[Stored data start]

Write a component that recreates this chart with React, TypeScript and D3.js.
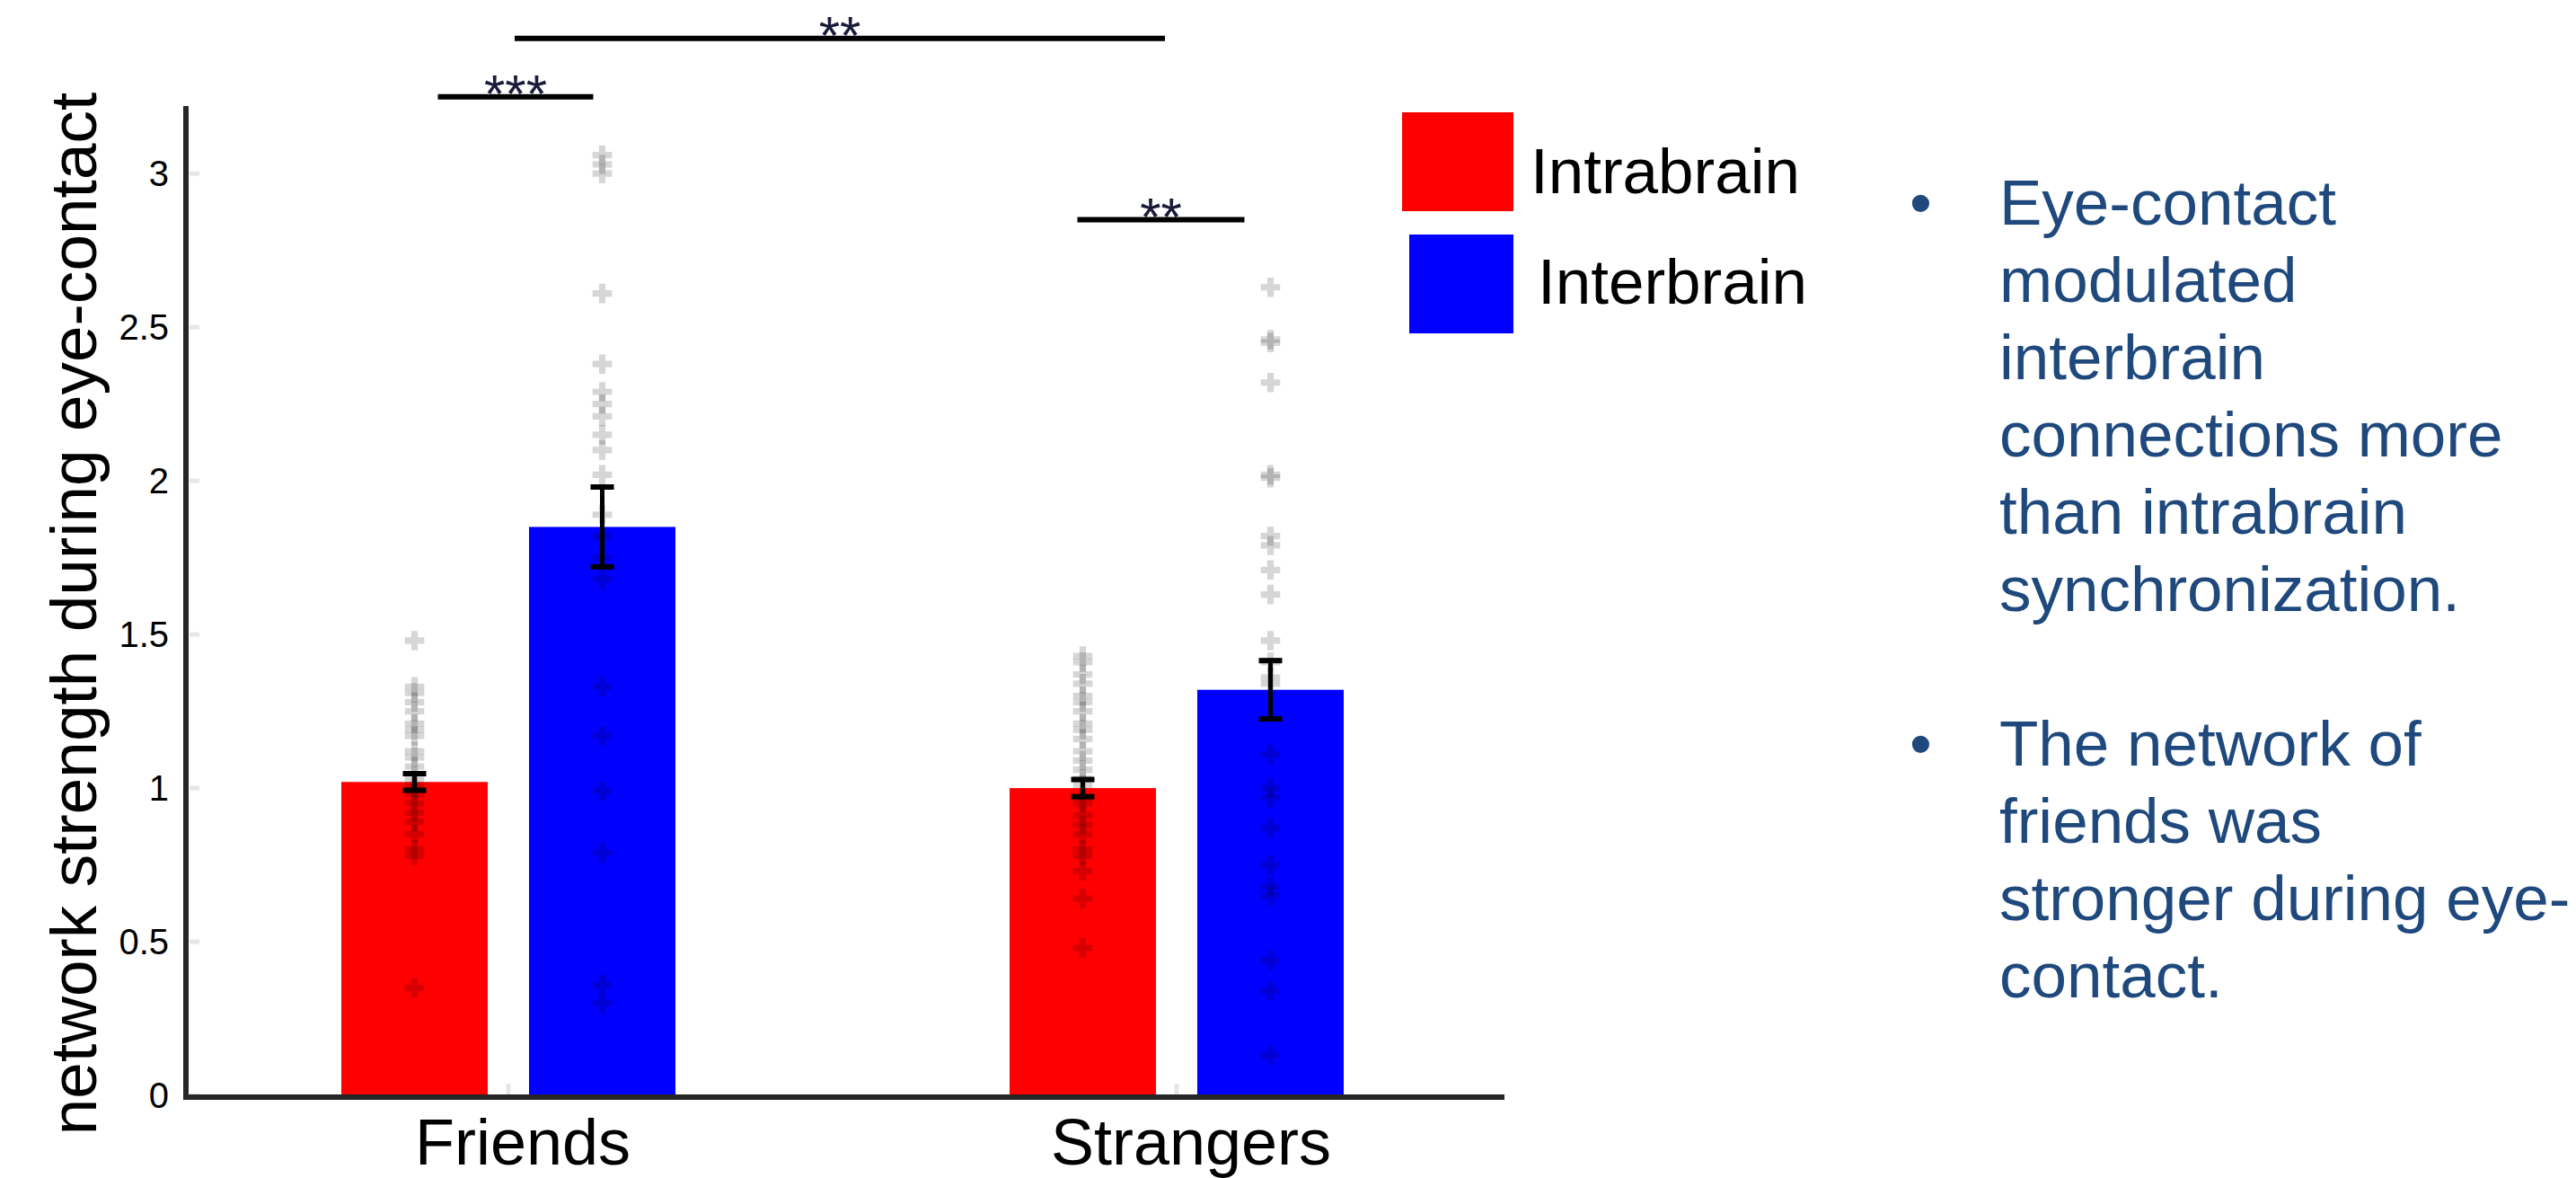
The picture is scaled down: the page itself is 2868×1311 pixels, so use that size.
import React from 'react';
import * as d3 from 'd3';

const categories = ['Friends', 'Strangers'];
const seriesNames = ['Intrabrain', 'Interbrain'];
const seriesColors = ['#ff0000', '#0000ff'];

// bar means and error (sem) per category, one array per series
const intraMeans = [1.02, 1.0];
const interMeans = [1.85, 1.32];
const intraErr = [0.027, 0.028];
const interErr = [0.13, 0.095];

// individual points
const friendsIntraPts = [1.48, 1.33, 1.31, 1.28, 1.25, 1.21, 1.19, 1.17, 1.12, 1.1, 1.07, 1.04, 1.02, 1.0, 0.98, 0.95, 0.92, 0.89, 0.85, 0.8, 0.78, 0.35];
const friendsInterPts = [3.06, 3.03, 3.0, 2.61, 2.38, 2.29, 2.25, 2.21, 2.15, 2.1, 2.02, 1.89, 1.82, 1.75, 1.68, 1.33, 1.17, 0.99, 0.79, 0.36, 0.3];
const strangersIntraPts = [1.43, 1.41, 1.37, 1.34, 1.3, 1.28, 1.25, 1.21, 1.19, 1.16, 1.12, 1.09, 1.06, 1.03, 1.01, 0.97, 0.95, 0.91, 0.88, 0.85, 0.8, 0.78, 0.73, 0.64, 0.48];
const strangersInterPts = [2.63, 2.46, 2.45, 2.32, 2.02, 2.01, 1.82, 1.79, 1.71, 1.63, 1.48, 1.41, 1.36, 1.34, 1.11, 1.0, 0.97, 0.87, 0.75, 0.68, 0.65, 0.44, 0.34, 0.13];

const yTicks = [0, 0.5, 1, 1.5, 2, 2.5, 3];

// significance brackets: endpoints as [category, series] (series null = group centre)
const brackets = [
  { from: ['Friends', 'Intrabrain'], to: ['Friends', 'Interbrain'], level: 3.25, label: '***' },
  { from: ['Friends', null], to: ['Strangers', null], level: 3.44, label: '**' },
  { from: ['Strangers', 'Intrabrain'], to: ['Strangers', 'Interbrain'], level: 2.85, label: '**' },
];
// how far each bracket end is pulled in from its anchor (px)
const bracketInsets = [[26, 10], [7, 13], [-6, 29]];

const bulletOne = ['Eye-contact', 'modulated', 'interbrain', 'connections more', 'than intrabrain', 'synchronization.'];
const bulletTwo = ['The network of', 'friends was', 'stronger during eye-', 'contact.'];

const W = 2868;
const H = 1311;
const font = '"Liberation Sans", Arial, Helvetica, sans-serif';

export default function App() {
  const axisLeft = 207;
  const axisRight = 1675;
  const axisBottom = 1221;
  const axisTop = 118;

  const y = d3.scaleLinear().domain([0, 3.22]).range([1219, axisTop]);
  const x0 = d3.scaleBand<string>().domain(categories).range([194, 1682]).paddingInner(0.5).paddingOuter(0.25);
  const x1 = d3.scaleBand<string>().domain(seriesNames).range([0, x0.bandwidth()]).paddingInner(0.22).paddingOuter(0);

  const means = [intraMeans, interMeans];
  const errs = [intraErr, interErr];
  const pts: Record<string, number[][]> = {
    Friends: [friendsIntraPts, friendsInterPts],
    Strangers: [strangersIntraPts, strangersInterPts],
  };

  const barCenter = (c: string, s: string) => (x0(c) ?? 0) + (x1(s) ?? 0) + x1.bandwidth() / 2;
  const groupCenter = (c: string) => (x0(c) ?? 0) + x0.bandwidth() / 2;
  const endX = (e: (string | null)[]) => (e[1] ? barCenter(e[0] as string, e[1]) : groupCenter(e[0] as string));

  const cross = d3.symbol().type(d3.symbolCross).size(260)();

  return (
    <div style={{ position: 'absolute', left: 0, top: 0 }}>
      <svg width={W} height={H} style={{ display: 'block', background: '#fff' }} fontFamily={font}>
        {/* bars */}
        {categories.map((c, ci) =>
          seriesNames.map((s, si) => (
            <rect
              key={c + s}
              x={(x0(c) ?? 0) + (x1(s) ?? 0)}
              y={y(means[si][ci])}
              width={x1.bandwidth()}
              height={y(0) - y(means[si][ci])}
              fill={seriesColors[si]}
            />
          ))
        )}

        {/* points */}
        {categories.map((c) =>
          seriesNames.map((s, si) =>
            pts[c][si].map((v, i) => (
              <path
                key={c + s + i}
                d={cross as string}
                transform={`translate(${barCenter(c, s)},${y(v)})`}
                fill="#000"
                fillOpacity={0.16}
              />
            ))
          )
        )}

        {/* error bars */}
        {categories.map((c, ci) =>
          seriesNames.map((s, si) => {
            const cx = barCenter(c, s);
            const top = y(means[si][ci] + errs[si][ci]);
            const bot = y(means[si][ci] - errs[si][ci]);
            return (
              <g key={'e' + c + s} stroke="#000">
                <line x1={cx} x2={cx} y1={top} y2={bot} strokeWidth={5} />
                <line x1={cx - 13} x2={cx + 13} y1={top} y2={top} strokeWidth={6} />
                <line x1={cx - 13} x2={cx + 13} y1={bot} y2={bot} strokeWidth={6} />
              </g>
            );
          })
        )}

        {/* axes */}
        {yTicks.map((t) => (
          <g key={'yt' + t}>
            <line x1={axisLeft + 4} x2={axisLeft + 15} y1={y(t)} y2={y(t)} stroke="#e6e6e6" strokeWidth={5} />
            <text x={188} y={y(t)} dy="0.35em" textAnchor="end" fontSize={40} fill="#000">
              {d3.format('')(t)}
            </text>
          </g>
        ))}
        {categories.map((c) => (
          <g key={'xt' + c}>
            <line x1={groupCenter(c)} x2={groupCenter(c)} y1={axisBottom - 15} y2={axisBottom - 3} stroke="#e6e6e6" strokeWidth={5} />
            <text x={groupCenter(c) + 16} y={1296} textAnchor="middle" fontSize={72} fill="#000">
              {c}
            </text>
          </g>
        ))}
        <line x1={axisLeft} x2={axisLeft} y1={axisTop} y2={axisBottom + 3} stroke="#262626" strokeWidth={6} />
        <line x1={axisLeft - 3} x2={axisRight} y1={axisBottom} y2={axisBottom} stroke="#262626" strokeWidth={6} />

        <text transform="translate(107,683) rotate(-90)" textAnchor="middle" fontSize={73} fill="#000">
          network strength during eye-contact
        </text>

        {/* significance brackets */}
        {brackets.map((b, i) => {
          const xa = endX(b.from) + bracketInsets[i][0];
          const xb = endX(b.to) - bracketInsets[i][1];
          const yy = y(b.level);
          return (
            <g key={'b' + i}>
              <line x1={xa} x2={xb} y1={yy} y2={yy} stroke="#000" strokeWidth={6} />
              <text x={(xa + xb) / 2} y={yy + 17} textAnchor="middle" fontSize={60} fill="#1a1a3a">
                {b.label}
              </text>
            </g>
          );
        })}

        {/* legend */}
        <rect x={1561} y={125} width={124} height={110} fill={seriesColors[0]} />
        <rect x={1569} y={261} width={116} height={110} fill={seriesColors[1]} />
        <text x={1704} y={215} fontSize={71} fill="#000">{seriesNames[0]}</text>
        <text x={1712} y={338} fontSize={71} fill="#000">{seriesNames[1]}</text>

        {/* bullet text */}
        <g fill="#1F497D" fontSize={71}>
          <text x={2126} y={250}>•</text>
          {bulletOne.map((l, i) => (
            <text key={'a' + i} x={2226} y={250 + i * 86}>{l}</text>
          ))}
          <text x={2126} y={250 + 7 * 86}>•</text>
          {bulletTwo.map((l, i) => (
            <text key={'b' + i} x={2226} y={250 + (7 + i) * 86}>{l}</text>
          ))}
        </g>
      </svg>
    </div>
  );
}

[Stored data end]

Give the material again exactly as it is, but keep the pictures out.

Write a component that recreates this chart with React, TypeScript and D3.js.
The picture is scaled down: the page itself is 2868×1311 pixels, so use that size.
import React from 'react';
import * as d3 from 'd3';

const categories = ['Friends', 'Strangers'];
const seriesNames = ['Intrabrain', 'Interbrain'];
const seriesColors = ['#ff0000', '#0000ff'];

// bar means and error (sem) per category, one array per series
const intraMeans = [1.02, 1.0];
const interMeans = [1.85, 1.32];
const intraErr = [0.027, 0.028];
const interErr = [0.13, 0.095];

// individual points
const friendsIntraPts = [1.48, 1.33, 1.31, 1.28, 1.25, 1.21, 1.19, 1.17, 1.12, 1.1, 1.07, 1.04, 1.02, 1.0, 0.98, 0.95, 0.92, 0.89, 0.85, 0.8, 0.78, 0.35];
const friendsInterPts = [3.06, 3.03, 3.0, 2.61, 2.38, 2.29, 2.25, 2.21, 2.15, 2.1, 2.02, 1.89, 1.82, 1.75, 1.68, 1.33, 1.17, 0.99, 0.79, 0.36, 0.3];
const strangersIntraPts = [1.43, 1.41, 1.37, 1.34, 1.3, 1.28, 1.25, 1.21, 1.19, 1.16, 1.12, 1.09, 1.06, 1.03, 1.01, 0.97, 0.95, 0.91, 0.88, 0.85, 0.8, 0.78, 0.73, 0.64, 0.48];
const strangersInterPts = [2.63, 2.46, 2.45, 2.32, 2.02, 2.01, 1.82, 1.79, 1.71, 1.63, 1.48, 1.41, 1.36, 1.34, 1.11, 1.0, 0.97, 0.87, 0.75, 0.68, 0.65, 0.44, 0.34, 0.13];

const yTicks = [0, 0.5, 1, 1.5, 2, 2.5, 3];

// significance brackets: endpoints as [category, series] (series null = group centre)
const brackets = [
  { from: ['Friends', 'Intrabrain'], to: ['Friends', 'Interbrain'], level: 3.25, label: '***' },
  { from: ['Friends', null], to: ['Strangers', null], level: 3.44, label: '**' },
  { from: ['Strangers', 'Intrabrain'], to: ['Strangers', 'Interbrain'], level: 2.85, label: '**' },
];
// how far each bracket end is pulled in from its anchor (px)
const bracketInsets = [[26, 10], [7, 13], [-6, 29]];

const bulletOne = ['Eye-contact', 'modulated', 'interbrain', 'connections more', 'than intrabrain', 'synchronization.'];
const bulletTwo = ['The network of', 'friends was', 'stronger during eye-', 'contact.'];

const W = 2868;
const H = 1311;
const font = '"Liberation Sans", Arial, Helvetica, sans-serif';

export default function App() {
  const axisLeft = 207;
  const axisRight = 1675;
  const axisBottom = 1221;
  const axisTop = 118;

  const y = d3.scaleLinear().domain([0, 3.22]).range([1219, axisTop]);
  const x0 = d3.scaleBand<string>().domain(categories).range([194, 1682]).paddingInner(0.5).paddingOuter(0.25);
  const x1 = d3.scaleBand<string>().domain(seriesNames).range([0, x0.bandwidth()]).paddingInner(0.22).paddingOuter(0);

  const means = [intraMeans, interMeans];
  const errs = [intraErr, interErr];
  const pts: Record<string, number[][]> = {
    Friends: [friendsIntraPts, friendsInterPts],
    Strangers: [strangersIntraPts, strangersInterPts],
  };

  const barCenter = (c: string, s: string) => (x0(c) ?? 0) + (x1(s) ?? 0) + x1.bandwidth() / 2;
  const groupCenter = (c: string) => (x0(c) ?? 0) + x0.bandwidth() / 2;
  const endX = (e: (string | null)[]) => (e[1] ? barCenter(e[0] as string, e[1]) : groupCenter(e[0] as string));

  const cross = d3.symbol().type(d3.symbolCross).size(260)();

  return (
    <div style={{ position: 'absolute', left: 0, top: 0 }}>
      <svg width={W} height={H} style={{ display: 'block', background: '#fff' }} fontFamily={font}>
        {/* bars */}
        {categories.map((c, ci) =>
          seriesNames.map((s, si) => (
            <rect
              key={c + s}
              x={(x0(c) ?? 0) + (x1(s) ?? 0)}
              y={y(means[si][ci])}
              width={x1.bandwidth()}
              height={y(0) - y(means[si][ci])}
              fill={seriesColors[si]}
            />
          ))
        )}

        {/* points */}
        {categories.map((c) =>
          seriesNames.map((s, si) =>
            pts[c][si].map((v, i) => (
              <path
                key={c + s + i}
                d={cross as string}
                transform={`translate(${barCenter(c, s)},${y(v)})`}
                fill="#000"
                fillOpacity={0.16}
              />
            ))
          )
        )}

        {/* error bars */}
        {categories.map((c, ci) =>
          seriesNames.map((s, si) => {
            const cx = barCenter(c, s);
            const top = y(means[si][ci] + errs[si][ci]);
            const bot = y(means[si][ci] - errs[si][ci]);
            return (
              <g key={'e' + c + s} stroke="#000">
                <line x1={cx} x2={cx} y1={top} y2={bot} strokeWidth={5} />
                <line x1={cx - 13} x2={cx + 13} y1={top} y2={top} strokeWidth={6} />
                <line x1={cx - 13} x2={cx + 13} y1={bot} y2={bot} strokeWidth={6} />
              </g>
            );
          })
        )}

        {/* axes */}
        {yTicks.map((t) => (
          <g key={'yt' + t}>
            <line x1={axisLeft + 4} x2={axisLeft + 15} y1={y(t)} y2={y(t)} stroke="#e6e6e6" strokeWidth={5} />
            <text x={188} y={y(t)} dy="0.35em" textAnchor="end" fontSize={40} fill="#000">
              {d3.format('')(t)}
            </text>
          </g>
        ))}
        {categories.map((c) => (
          <g key={'xt' + c}>
            <line x1={groupCenter(c)} x2={groupCenter(c)} y1={axisBottom - 15} y2={axisBottom - 3} stroke="#e6e6e6" strokeWidth={5} />
            <text x={groupCenter(c) + 16} y={1296} textAnchor="middle" fontSize={72} fill="#000">
              {c}
            </text>
          </g>
        ))}
        <line x1={axisLeft} x2={axisLeft} y1={axisTop} y2={axisBottom + 3} stroke="#262626" strokeWidth={6} />
        <line x1={axisLeft - 3} x2={axisRight} y1={axisBottom} y2={axisBottom} stroke="#262626" strokeWidth={6} />

        <text transform="translate(107,683) rotate(-90)" textAnchor="middle" fontSize={73} fill="#000">
          network strength during eye-contact
        </text>

        {/* significance brackets */}
        {brackets.map((b, i) => {
          const xa = endX(b.from) + bracketInsets[i][0];
          const xb = endX(b.to) - bracketInsets[i][1];
          const yy = y(b.level);
          return (
            <g key={'b' + i}>
              <line x1={xa} x2={xb} y1={yy} y2={yy} stroke="#000" strokeWidth={6} />
              <text x={(xa + xb) / 2} y={yy + 17} textAnchor="middle" fontSize={60} fill="#1a1a3a">
                {b.label}
              </text>
            </g>
          );
        })}

        {/* legend */}
        <rect x={1561} y={125} width={124} height={110} fill={seriesColors[0]} />
        <rect x={1569} y={261} width={116} height={110} fill={seriesColors[1]} />
        <text x={1704} y={215} fontSize={71} fill="#000">{seriesNames[0]}</text>
        <text x={1712} y={338} fontSize={71} fill="#000">{seriesNames[1]}</text>

        {/* bullet text */}
        <g fill="#1F497D" fontSize={71}>
          <text x={2126} y={250}>•</text>
          {bulletOne.map((l, i) => (
            <text key={'a' + i} x={2226} y={250 + i * 86}>{l}</text>
          ))}
          <text x={2126} y={250 + 7 * 86}>•</text>
          {bulletTwo.map((l, i) => (
            <text key={'b' + i} x={2226} y={250 + (7 + i) * 86}>{l}</text>
          ))}
        </g>
      </svg>
    </div>
  );
}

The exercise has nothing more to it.